Toru Okada, the lucky bastard, has a well: a dry and long-neglected well, complete with a ladder down to the bottom, which becomes his bolthole from the world out there, the world which is proving so very confusing and alien. It’s completely black at the bottom of the well, to the extent that he can barely see his hands in front of his face, and as he sits curled up on the floor there is nothing, absolutely nothing - well, apart from one or two slightly paranormal happenings, but I’m conveniently forgetting about those in pursuit of my obsession - to distract him. It’s perfect.
I’ve started reading again. Other books.
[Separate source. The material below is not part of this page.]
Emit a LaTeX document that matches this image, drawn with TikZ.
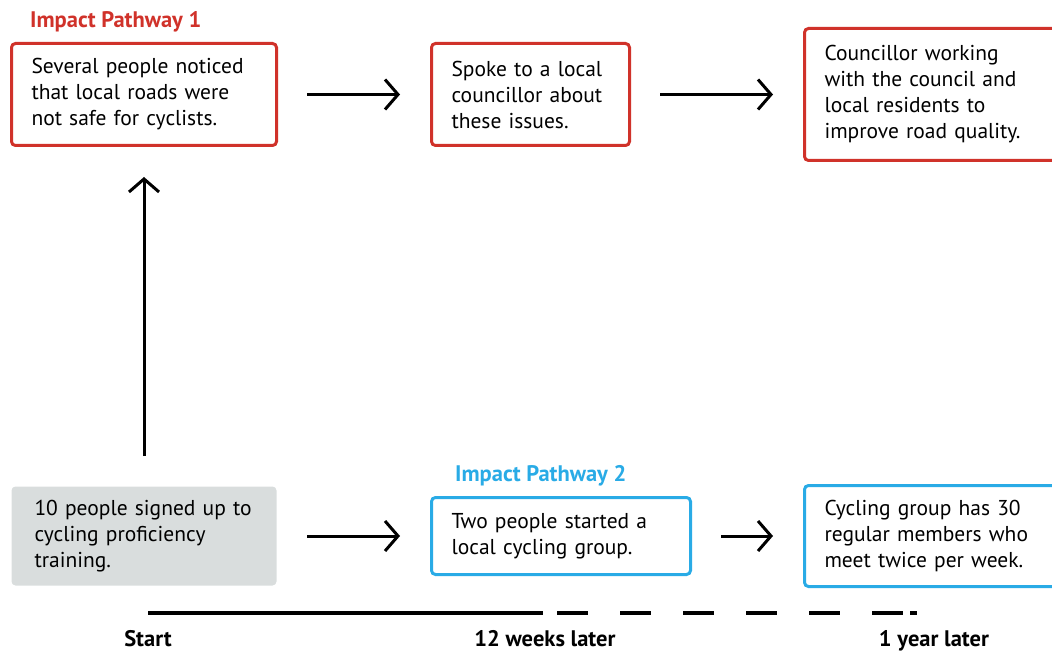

I’m beginning to emerge from the world of The Wind-up Bird Chronicle, back into the world that I’ve lived in all along, but which is now somehow slightly more reassuring and welcoming than before. At its heart, despite all the surrealism, the tale that Murakami tells is an adventure, a metaphysical detective story. Sometimes I feel like I’m in the middle of a similar adventure, a similarly inexplicable quest. I’m not entirely sure that I know what I’m looking for and what my goal is supposed to be at the end, but maybe that’s not the point any more.
Most of all, I just want a place to think. I want a well of my own.